10. The tenth element which I must recognise as part of my heritage as an Indian comes from the thought of Marx and Engels, Lenin and later Marxist theoreticians. Whether we recognise it or not, the impact of Marxism is there on the Indian Consciousness – in our aspirations for social justice, for the dignity of the worker, for a society without exploitation and oppression, and for socialism in general. Our conscious reactions to Marxism may have been largely conditioned by the media, as well as by the anti-Marxist predilections of most of our intelligentsia. The tragedy of the matter is that even professing members of the communist parties have only a nodding acquaintance with the basic contours of communist strategy, but no profound schooling in its ideological niceties. The marxist impact on our society needs to be recognised and reassessed; but perhaps a deeper initiation into the profound subtleties of Marxism both as a tool for socio-politico-economic analysis and as an ideological map for human action can help the Indian philosopher deeply rooted in our own traditions, to be both creative and communicative with the modern world.

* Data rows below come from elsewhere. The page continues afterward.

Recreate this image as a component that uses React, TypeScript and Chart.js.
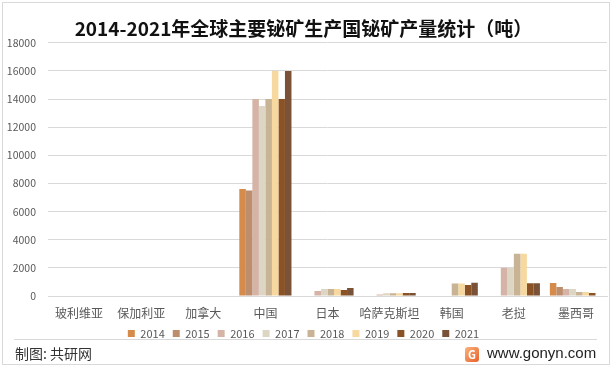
import React, { useEffect, useRef } from "react";
import { Chart, registerables } from "chart.js";

Chart.register(...registerables);

const countries = ["玻利维亚", "保加利亚", "加拿大", "中国", "日本", "哈萨克斯坦", "韩国", "老挝", "墨西哥"];
const years = ["2014", "2015", "2016", "2017", "2018", "2019", "2020", "2021"];
const v2014 = [0, 0, 0, 7600, 0, 0, 0, 0, 920];
const v2015 = [0, 0, 0, 7500, 0, 0, 0, 0, 640];
const v2016 = [0, 0, 0, 14000, 360, 100, 0, 2000, 500];
const v2017 = [0, 0, 0, 13500, 500, 200, 0, 2000, 500];
const v2018 = [0, 0, 0, 14000, 500, 200, 880, 3000, 290];
const v2019 = [0, 0, 0, 16000, 500, 200, 880, 3000, 290];
const v2020 = [0, 0, 0, 14000, 430, 220, 780, 900, 220];
const v2021 = [0, 0, 0, 16000, 570, 220, 950, 900, 0];
const yTicks = [0, 2000, 4000, 6000, 8000, 10000, 12000, 14000, 16000, 18000];
const colors = ["#D58B4B", "#BD8E6E", "#D5B3A6", "#DED6C5", "#C8B394", "#F7D9A0", "#8B5226", "#7A5237"];

const FONT = "'Noto Sans CJK SC', 'Noto Sans', sans-serif";

export default function App() {
  const ref = useRef<HTMLCanvasElement>(null);
  useEffect(() => {
    const series = [v2014, v2015, v2016, v2017, v2018, v2019, v2020, v2021];
    const chart = new Chart(ref.current!, {
      type: "bar",
      data: {
        labels: countries,
        datasets: years.map((y, i) => ({
          label: y,
          data: series[i],
          backgroundColor: colors[i],
          borderWidth: 0,
          categoryPercentage: 0.84,
          barPercentage: 1,
        })),
      },
      options: {
        animation: false,
        responsive: false,
        maintainAspectRatio: false,
        layout: { padding: { left: 0, right: 8, top: 0, bottom: 0 } },
        plugins: {
          title: {
            display: true,
            text: "2014-2021年全球主要铋矿生产国铋矿产量统计（吨）",
            color: "#111",
            font: { family: FONT, size: 19, weight: "bold" },
            padding: { top: 17, bottom: 3 },
          },
          legend: {
            position: "bottom",
            labels: {
              boxWidth: 7,
              boxHeight: 7,
              padding: 8,
              color: "#595959",
              font: { family: FONT, size: 11 },
            },
          },
          tooltip: { enabled: false },
        },
        scales: {
          x: {
            grid: { display: false, drawTicks: false },
            border: { display: true, color: "#d9d9d9" },
            afterFit: (s: any) => {
              s.height = 24;
            },
            ticks: { color: "#595959", font: { family: FONT, size: 12 }, padding: 10, maxRotation: 0, autoSkip: false },
          },
          y: {
            min: 0,
            max: 18000,
            afterBuildTicks: (s: any) => {
              s.ticks = yTicks.map((v) => ({ value: v }));
            },
            afterFit: (s: any) => {
              s.width = 48;
            },
            grid: { color: "#d9d9d9", drawTicks: false },
            border: { display: false },
            ticks: {
              color: "#595959",
              font: { family: FONT, size: 10.5 },
              padding: 12,
              callback: (v: any) => String(v),
            },
          },
        },
      },
    });
    return () => chart.destroy();
  }, []);

  return (
    <div style={{ position: "fixed", left: 0, top: 0, width: 615, height: 368, background: "#fff", fontFamily: FONT }}>
      <div style={{ position: "absolute", left: 2, top: 2, width: 606, height: 361, border: "1px solid #d9d9d9" }} />
      <div style={{ position: "absolute", left: 14, top: 339, width: 583, height: 0, borderTop: "1px solid #d9d9d9" }} />
      <canvas ref={ref} width={615} height={349} style={{ position: "absolute", left: 0, top: 0, width: 615, height: 349 }} />
      <div style={{ position: "absolute", left: 15, top: 344, fontSize: 14, color: "#333", lineHeight: "18px" }}>制图: 共研网</div>
      <div style={{ position: "absolute", left: 465, top: 347, width: 14, height: 15, borderRadius: 3, background: "linear-gradient(135deg,#f9b37a,#e8612c)", color: "#fff", fontSize: 11, fontWeight: "bold", lineHeight: "15px", textAlign: "center" }}>G</div>
      <div style={{ position: "absolute", left: 487, top: 344, fontSize: 15, color: "#222", lineHeight: "18px", fontFamily: "'Liberation Sans', sans-serif" }}>www.gonyn.com</div>
    </div>
  );
}
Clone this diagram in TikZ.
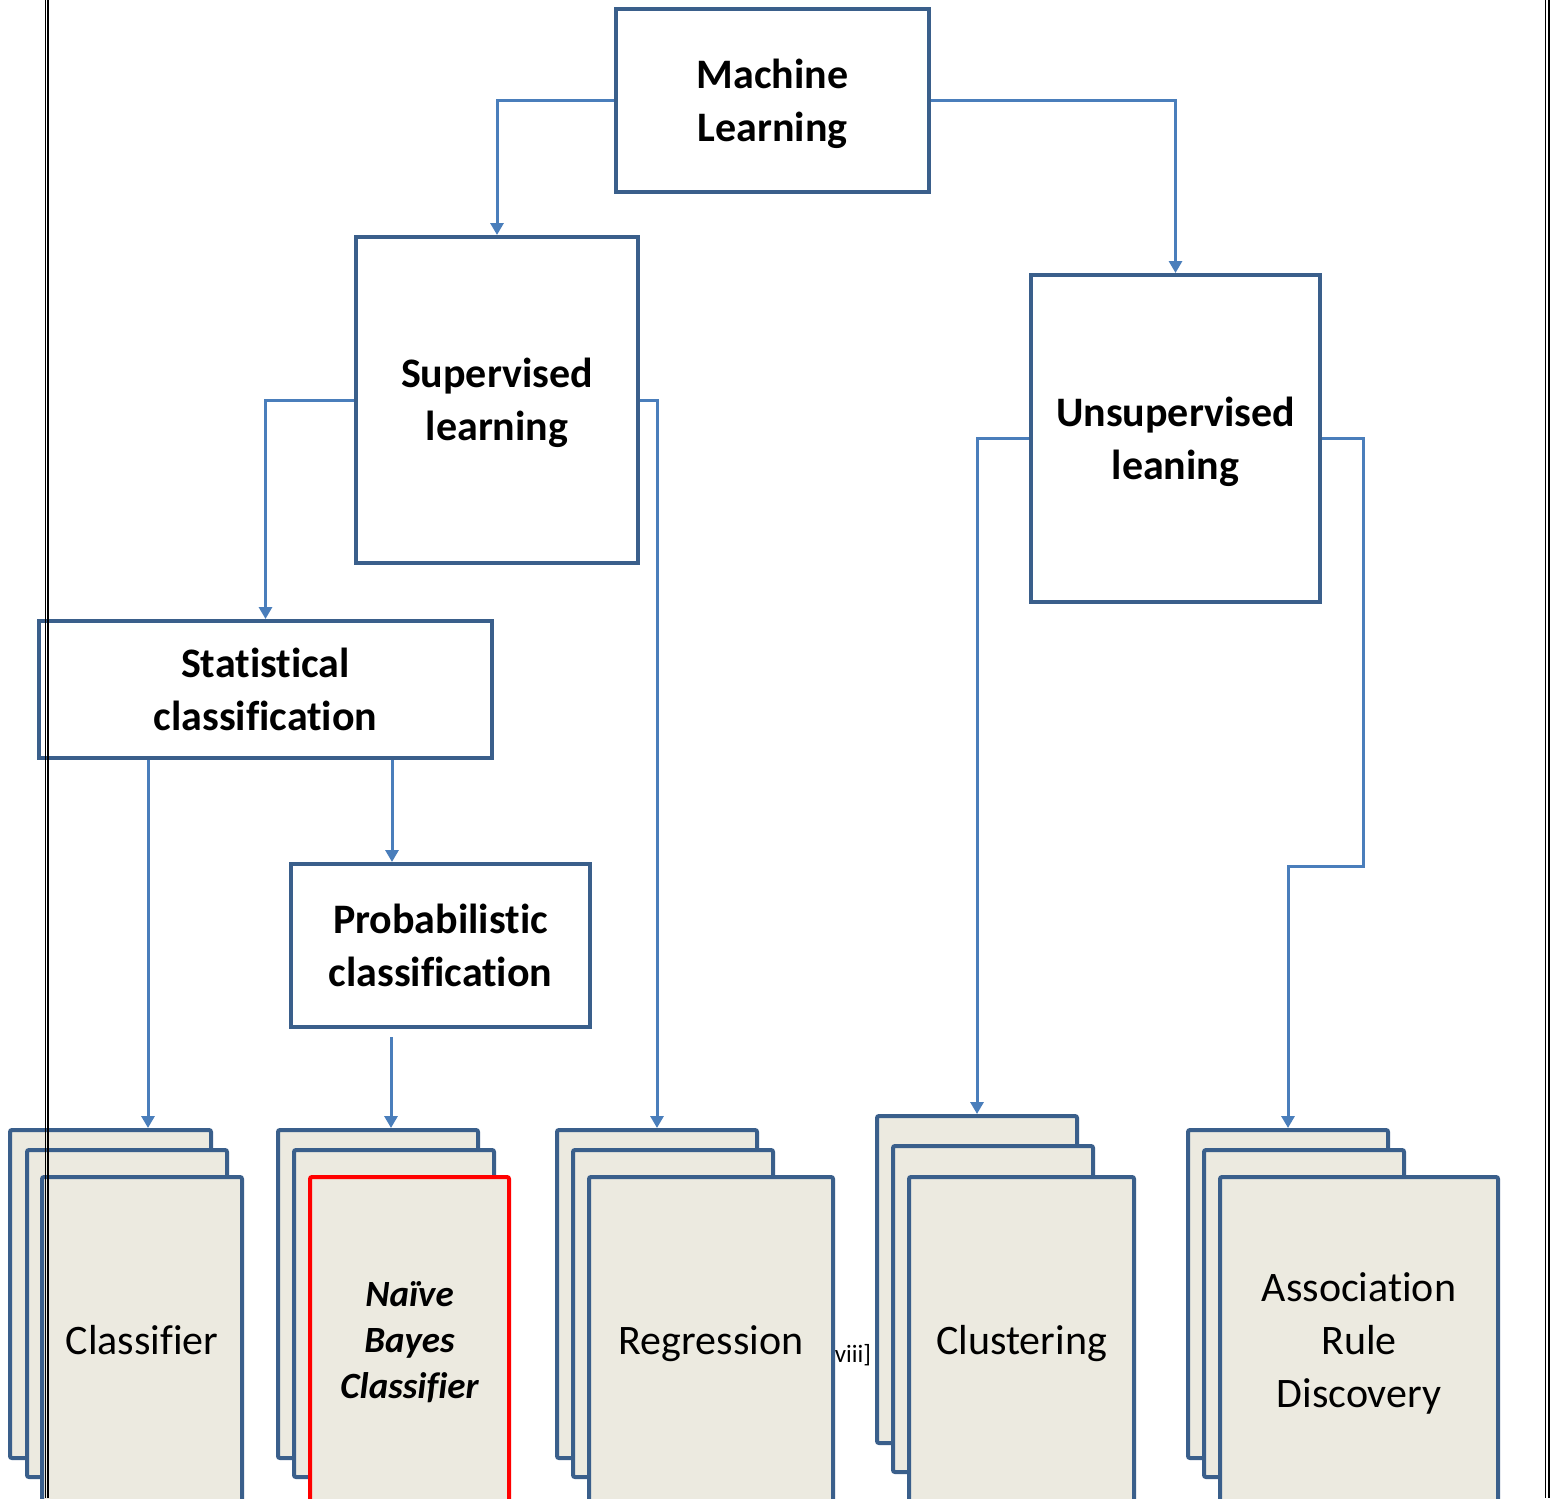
\documentclass[tikz,border=0pt]{standalone}
\usepackage{fontspec}
\setmainfont[Ligatures={TeX,NoCommon}]{Carlito}
\usetikzlibrary{arrows.meta}
\definecolor{boxblue}{HTML}{3A5F8B}
\definecolor{linkblue}{HTML}{4A7EBB}
\definecolor{paper}{HTML}{ECEAE0}
\newcommand{\bigstrut}{\rule[-6.08pt]{0pt}{26.5pt}}
\newcommand{\nbstrut}{\rule[-5.18pt]{0pt}{23pt}}
\tikzset{
  mainbox/.style={draw=boxblue, line width=2pt, fill=white, align=center, inner sep=0pt,
    font=\fontsize{21}{26.5}\selectfont\bfseries},
  card/.style={draw=boxblue, line width=2pt, fill=paper, rounded corners=1pt, inner sep=0pt, align=center,
    font=\fontsize{21}{26.5}\selectfont},
  redcard/.style={draw=red, line width=2pt, fill=paper, rounded corners=1pt, inner sep=0pt, align=center,
    font=\fontsize{18.5}{23}\selectfont\bfseries\itshape},
  conn/.style={draw=linkblue, line width=1.5pt, -{Triangle[length=6pt,width=6.5pt]}},
  border/.style={draw=black, line width=0.6pt}
}
\begin{document}
\begin{tikzpicture}[x=0.5pt,y=-0.5pt]
\clip (0,0) rectangle (1561,1498);
\fill[white] (0,0) rectangle (1561,1498);

% main boxes
\node[mainbox, minimum width=156.5pt, minimum height=91.5pt] (ml) at (772.5,100.5) {\bigstrut Machine\\Learning\bigstrut};
\node[mainbox, minimum width=141pt, minimum height=163pt] (sup) at (497,400) {\bigstrut Supervised\\learning\bigstrut};
\node[mainbox, minimum width=144.5pt, minimum height=163.5pt] (uns) at (1175.5,438.5) {\bigstrut Unsupervised\\leaning\bigstrut};
\node[mainbox, minimum width=226.5pt, minimum height=68.5pt] (stat) at (265.5,689.5) {\bigstrut Statistical\\classification\bigstrut};
\node[mainbox, minimum width=149.5pt, minimum height=81.5pt] (prob) at (440.5,945.5) {\bigstrut Probabilistic\\classification\bigstrut};

% stacks
\node[card, minimum width=100.5pt, minimum height=164pt] (cls1) at (110.5,1294) {};
\node[card, minimum width=100pt, minimum height=163.5pt] (cls2) at (127,1313.5) {};
\node[card, minimum width=100pt, minimum height=163pt] (cls3) at (142,1340) {\bigstrut Classifier};

\node[card, minimum width=100pt, minimum height=164pt] (nb1) at (378,1294) {};
\node[card, minimum width=100pt, minimum height=163.5pt] (nb2) at (394,1313.5) {};
\node[redcard, minimum width=99.5pt, minimum height=163pt] (nb3) at (409.5,1340) {\nbstrut Naïve\\Bayes\\Classifier\nbstrut};

\node[card, minimum width=100pt, minimum height=164pt] (reg1) at (657,1294) {};
\node[card, minimum width=100pt, minimum height=163.5pt] (reg2) at (673,1313.5) {};
\node[card, minimum width=122pt, minimum height=163pt] (reg3) at (711,1340) {\bigstrut Regression};

\node[card, minimum width=100pt, minimum height=163.5pt] (clu1) at (977,1279.5) {};
\node[card, minimum width=100pt, minimum height=163pt] (clu2) at (993,1309) {};
\node[card, minimum width=112.5pt, minimum height=163pt] (clu3) at (1021.5,1340) {\bigstrut Clustering};

\node[card, minimum width=100pt, minimum height=164pt] (asc1) at (1288,1294) {};
\node[card, minimum width=100pt, minimum height=163.5pt] (asc2) at (1304,1313.5) {};
\node[card, minimum width=139pt, minimum height=163pt] (asc3) at (1359,1340) {\bigstrut Association\\Rule\\Discovery\bigstrut};

\node[font=\fontsize{12.5}{15}\selectfont, inner sep=0pt] (note) at (853,1355) {viii]};

% connectors
\draw[conn] (ml.west) -| (sup.north);
\draw[conn] (ml.east) -| (uns.north);
\draw[conn] (sup.west) -| (stat.north);
\draw[conn] (sup.east) -| (reg1.north);
\draw[conn] (uns.west) -| (clu1.north);
\draw[conn] (uns.east) -| ++(41,427.5) -| (asc1.north);
\coordinate (s1) at ([xshift=55.5pt]stat.south west);
\coordinate (s2) at ([xshift=177.5pt]stat.south west);
\coordinate (p1) at ([xshift=51pt,yshift=-4pt]prob.south west);
\draw[conn] (s1) -- (s1 |- cls1.north);
\draw[conn] (s2) -- (s2 |- prob.north);
\draw[conn] (p1) -- (p1 |- nb1.north);

% page border lines
\draw[border] (45.7,0) -- (45.7,1498);
\draw[border] (47.9,0) -- (47.9,1498);
\draw[border] (1545.6,0) -- (1545.6,1498);
\draw[border] (1549,0) -- (1549,1498);
\end{tikzpicture}
\end{document}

I have listed these ten elements which I regard as basic to Indian identity and culture, in a some what random fashion. There may be other strands that I have failed to recognize. What I have listed could perhaps be regrouped in a different and more cogent pattern. This list is submitted only as a basic for discussion.

The main point however is this: only an Indian philosophy that has overcome the three alienations and takes fully in to account the various strands that go to make up our Indian culture and identity bids fair to make an impact on world philosophy.

Such an endeavour can hardly be a personal or individual effort. I know of no one who has in himself/herself the necessary equipment to cope wih the whole range. In the nature of the case endeavour has to take the form of a corporate or group effort, with intermittent mutual discussion, through several years of sustained toil.